Pour donner toute sa portée à la réforme mauritanienne, une stratégie gagnante devrait miser sur une approche pragmatique et évolutive : il s’agit d’aligner les objectifs du contenu local sur les capacités réelles du tissu industriel tout en planifiant leur rehaussement via des programmes de formation structurés et des politiques d’innovation ciblées. L’accompagnement des PME doit se concrétiser par un accès facilité au crédit, l’accélération des procédures administratives, des incitations fiscales adaptées et la diffusion de bonnes pratiques en matière de gestion de projet et de gouvernance.
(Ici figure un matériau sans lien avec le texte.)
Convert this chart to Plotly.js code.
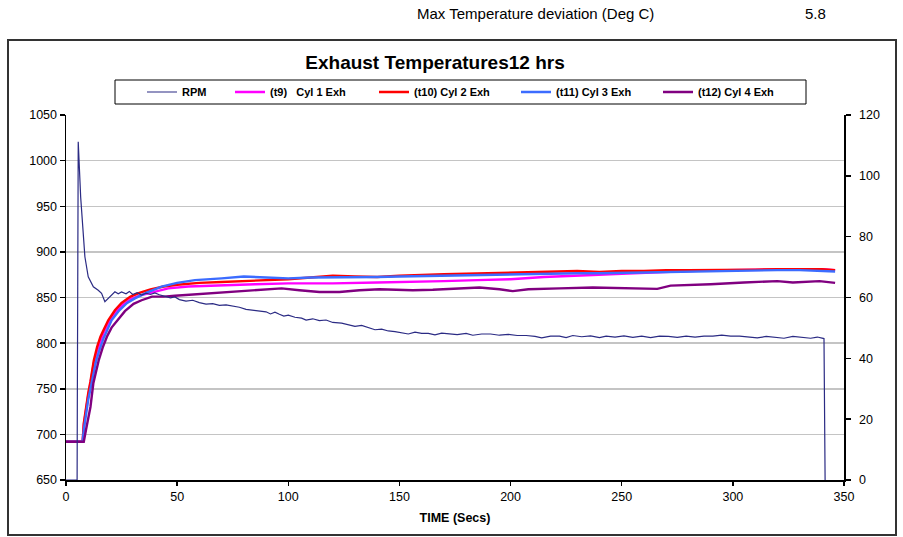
<!DOCTYPE html>
<html>
<head>
<meta charset="utf-8">
<script src="https://cdn.plot.ly/plotly-3.0.1.min.js"></script>
<style>
  html, body { margin: 0; padding: 0; background: #fff; }
  #chart { width: 903px; height: 537px; }
</style>
</head>
<body>
<div id="chart"></div>
<script>
// Engine speed (right axis, 0-120 scale)
const timeRpm = [0, 5, 5.1, 5.5, 6.6, 7.5, 8.5, 10, 12.3, 14.5, 16, 17.5, 19.8, 22, 23.5, 25, 27, 28.5, 30, 32, 34, 36, 38, 40, 42, 44, 47, 49, 51, 54, 57, 60, 63, 66, 69, 72, 75, 78, 81,
  84, 87, 90, 92, 94, 96, 98, 100, 103, 106, 108, 111, 114, 117, 120, 124, 127, 130, 133, 136, 139, 142, 145, 148, 151, 154, 157, 160, 163, 166, 169, 172, 176, 180, 183, 187, 191, 195, 199, 203, 207, 211, 214, 218,
  222, 225, 228, 232, 236, 240, 243, 247, 251, 255, 259, 263, 267, 271, 275, 279, 283, 287, 291, 295, 299, 303, 307, 311, 315, 319, 323, 327, 331, 335, 338, 341, 341.5];
const rpm = [0, 0, 27, 111.2, 93, 82.2, 73.4, 66.8, 63.5, 62.4, 61.4, 58.6, 60.3, 61.9, 61.2, 61.8, 61.2, 62.0, 61.0, 61.6, 60.8, 61.4, 61.0, 61.5, 60.9, 60.4, 59.9, 60.2, 59.3, 58.8, 59.1, 58.3, 57.8, 58.0, 57.4, 57.6, 57.2, 56.8, 56.1,
  55.8, 55.5, 55.3, 54.6, 55.2, 54.5, 53.9, 54.2, 53.5, 53.2, 52.6, 53.0, 52.4, 52.6, 51.8, 51.6, 51.0, 50.5, 50.8, 50.0, 49.4, 49.6, 49.0, 48.8, 48.4, 48.0, 48.6, 48.2, 48.2, 47.7, 48.3, 48.0, 47.8, 48.2, 47.6, 48.0, 48.0, 47.6, 47.9, 47.5, 47.5, 47.2, 46.7, 47.3,
  47.3, 46.8, 47.5, 47.1, 47.4, 46.8, 47.3, 47.0, 47.4, 46.9, 47.3, 46.8, 47.3, 47.2, 46.9, 47.3, 47.0, 47.3, 47.3, 47.6, 47.3, 47.3, 47.0, 46.7, 47.2, 47.0, 46.6, 47.2, 46.8, 46.6, 47.0, 46.5, 0];

// (t9) Cyl 1 exhaust temperature
const timeCyl1 = [0, 7.5, 8, 9, 10, 11, 12.5, 14, 15.5, 17, 19, 22, 25, 29, 33, 38, 46, 55, 65, 73, 85, 100, 120, 140, 160, 170, 185, 200, 215, 227, 237, 250, 267, 280, 297, 310, 327, 340, 346];
const cyl1 = [692, 692, 710, 728, 743, 756, 778, 792, 803, 812, 822, 833, 841, 848, 852, 855, 860, 862, 863, 864, 864.5, 865.5, 865.5, 866.5, 867, 868, 869, 870, 872.5, 874, 874.7, 876, 878, 879, 880, 880.5, 881, 881, 880];

// (t10) Cyl 2 exhaust temperature
const timeCyl2 = [0, 7.5, 8, 9, 10, 11, 12.5, 14, 15.5, 17, 19, 22, 25, 29, 33, 38, 44, 50, 60, 70, 80, 90, 100, 110, 120, 130, 140, 150, 160, 170, 180, 190, 200, 210, 220, 230, 240, 250, 260, 270, 280, 290, 300, 310, 320, 330, 340, 346];
const cyl2 = [692, 692, 712, 730, 745, 758, 781, 796, 807, 815, 825, 836, 844, 851, 855, 859, 862, 864, 866, 867, 868, 869, 870, 872, 874, 873, 872.5, 874, 875, 875.5, 876, 876.5, 877.5, 878, 878.5, 879, 878, 879, 879, 880, 880, 880, 880, 880.5, 881, 881, 881, 880];

// (t11) Cyl 3 exhaust temperature
const timeCyl3 = [0, 7.5, 8, 9, 10, 11, 12, 13.5, 15, 17, 20.5, 24, 27.5, 31, 36, 43, 50, 58, 70, 80, 90, 100, 110, 120, 130, 140, 150, 160, 170, 180, 190, 200, 210, 220, 230, 240, 250, 260, 270, 280, 290, 300, 310, 320, 330, 340, 346];
const cyl3 = [692, 692, 705, 722, 738, 750, 762, 780, 792, 806, 825, 836, 844, 849, 855, 862, 866, 869, 871, 873, 872, 871, 872, 872, 872, 872.5, 873, 873.5, 874, 874.5, 875, 875.5, 876, 876.5, 876.5, 876.5, 877, 877.5, 878, 878.5, 879, 879.5, 879.5, 880, 880, 879.5, 878.5];

// (t12) Cyl 4 exhaust temperature
const timeCyl4 = [0, 8, 9, 10, 11, 12.3, 13.5, 14.7, 16.5, 18.4, 20.5, 23, 26.5, 30.4, 34, 38.7, 44, 49, 55, 62.5, 72, 82, 90, 97, 105, 114, 123, 132, 141, 150, 156, 165, 171, 186, 195, 201, 208, 216, 222, 237, 252, 266, 272, 280, 290, 305, 320, 327, 339, 346];
const cyl4 = [692, 692, 705, 718, 730, 756, 770, 781, 795, 807, 817, 825, 835, 843, 847, 851, 851, 852, 853, 854.6, 856.5, 858, 859, 860, 858, 856, 856, 858, 859, 858.5, 858, 858.5, 859, 861, 859, 857, 859, 860, 860, 861, 860, 859.5, 863, 863.5, 864.5, 866.5, 868, 866.5, 868, 866];

const seriesNames = ['RPM', '(t9)\u00a0\u00a0\u00a0Cyl 1 Exh', '(t10) Cyl 2 Exh', '(t11) Cyl 3 Exh', '(t12) Cyl 4 Exh'];
const xTitle = 'TIME (Secs)';
const chartTitle = 'Exhaust Temperatures12 hrs';
const noteLabel = 'Max Temperature deviation (Deg C)';
const noteValue = '5.8';

// Plot area in page pixels
const W = 903, H = 537;
const PL = 66, PR = 844, PT = 115, PB = 480;
const px = x => (x - PL) / (PR - PL);
const py = y => (PB - y) / (PB - PT);

const FONT = 'Liberation Sans, Arial, sans-serif';

const traces = [
  { x: timeRpm, y: rpm, name: seriesNames[0], yaxis: 'y2', mode: 'lines',
    line: { color: '#2B2B84', width: 1.2 }, legendwidth: 43 },
  { x: timeCyl1, y: cyl1, name: seriesNames[1], mode: 'lines',
    line: { color: '#FF00FF', width: 2.4 }, legendwidth: 99 },
  { x: timeCyl2, y: cyl2, name: seriesNames[2], mode: 'lines',
    line: { color: '#FF0000', width: 2.4 }, legendwidth: 97 },
  { x: timeCyl3, y: cyl3, name: seriesNames[3], mode: 'lines',
    line: { color: '#3C6CFF', width: 2.4 }, legendwidth: 97 },
  { x: timeCyl4, y: cyl4, name: seriesNames[4], mode: 'lines',
    line: { color: '#800080', width: 2.4 }, legendwidth: 97 }
];

const axisFont = { family: FONT, size: 12.5, color: '#000' };

const layout = {
  width: W, height: H,
  margin: { l: PL, r: W - PR, t: PT, b: H - PB, pad: 0 },
  paper_bgcolor: '#fff', plot_bgcolor: '#fff',
  showlegend: true,
  title: { text: chartTitle, font: { family: FONT, size: 19, weight: 'bold', color: '#000' },
    x: px(435), xref: 'paper', xanchor: 'center', y: 1 - 62 / H, yref: 'container', yanchor: 'middle' },
  xaxis: {
    range: [0, 350], dtick: 50, tick0: 0, showgrid: false, zeroline: false,
    showline: true, linecolor: '#000', linewidth: 1.5,
    ticks: 'outside', ticklen: 4, tickwidth: 1.5, tickcolor: '#000',
    tickfont: axisFont,
    title: { text: xTitle, font: { family: FONT, size: 12.5, weight: 'bold', color: '#000' }, standoff: 10 }
  },
  yaxis: {
    range: [650, 1050], dtick: 50, tick0: 650, zeroline: false,
    showgrid: true, gridcolor: '#c4c4c4', gridwidth: 1.5,
    showline: true, linecolor: '#000', linewidth: 1.5,
    ticks: 'outside', ticklen: 5, tickwidth: 1.5, tickcolor: '#000',
    tickfont: axisFont
  },
  yaxis2: {
    range: [0, 120], dtick: 20, tick0: 0, overlaying: 'y', side: 'right',
    showgrid: false, zeroline: false,
    showline: true, linecolor: '#000', linewidth: 1.5,
    ticks: 'outside', ticklen: 5, tickwidth: 1.5, tickcolor: '#000',
    ticklabelstandoff: 6,
    tickfont: axisFont
  },
  legend: {
    orientation: 'h', x: px(142), xanchor: 'left', y: py(92), yanchor: 'middle',
    bgcolor: 'rgba(0,0,0,0)', borderwidth: 0,
    font: { family: FONT, size: 11, weight: 'bold', color: '#000' },
    itemwidth: 30
  },
  shapes: [
    // outer chart frame
    { type: 'rect', xref: 'paper', yref: 'paper', x0: px(8), x1: px(896), y0: py(535), y1: py(40),
      line: { color: '#333', width: 2 }, fillcolor: 'rgba(0,0,0,0)', layer: 'below' },
    // legend box
    { type: 'rect', xref: 'paper', yref: 'paper', x0: px(115), x1: px(806), y0: py(104), y1: py(80),
      line: { color: '#000', width: 1 }, fillcolor: 'rgba(0,0,0,0)', layer: 'above' }
  ],
  annotations: [
    { text: noteLabel, xref: 'paper', yref: 'paper', x: px(415), y: py(14), xanchor: 'left', yanchor: 'middle',
      showarrow: false, font: { family: FONT, size: 15, color: '#000' } },
    { text: noteValue, xref: 'paper', yref: 'paper', x: px(815), y: py(14), xanchor: 'center', yanchor: 'middle',
      showarrow: false, font: { family: FONT, size: 15, color: '#000' } }
  ]
};

Plotly.newPlot('chart', traces, layout, { displayModeBar: false, staticPlot: true });
</script>
</body>
</html>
La surveillance de ces dynamiques doit être appuyée par une digitalisation totale du processus de suivi, assurant transparence, traçabilité et responsabilisation des parties impliquées.
Le renforcement du capital humain, pilier essentiel du contenu local, passe par des partenariats solides entre l’État, les centres de formation, les universités et les opérateurs privés, pour répondre réellement aux besoins des projets industriels majeurs. Il convient aussi de favoriser les co-investissements, de promouvoir les joint-ventures et de multiplier les synergies avec les acteurs régionaux et internationaux, afin de donner à l’économie mauritanienne les moyens de sa compétitivité. Enfin, la responsabilité sociale et l’inclusion doivent être intégrées à chaque étape, pour garantir que le développement industriel s’accompagne de retombées concrètes pour les communautés et d’une protection accrue de l’environnement.
En définitive, la stratégie gagnante pour la Mauritanie exige une mobilisation collective, une gouvernance transparente et une adaptation constante des outils à la réalité du terrain. Si elle est suivie de manière rigoureuse et ambitieuse, cette politique de contenu local fera de l’exploitation des ressources naturelles un levier puissant de transformation économique, industrielle et sociale pour le pays, tout en lui permettant de s’inscrire de façon crédible dans les meilleures pratiques africaines et internationales en la matière.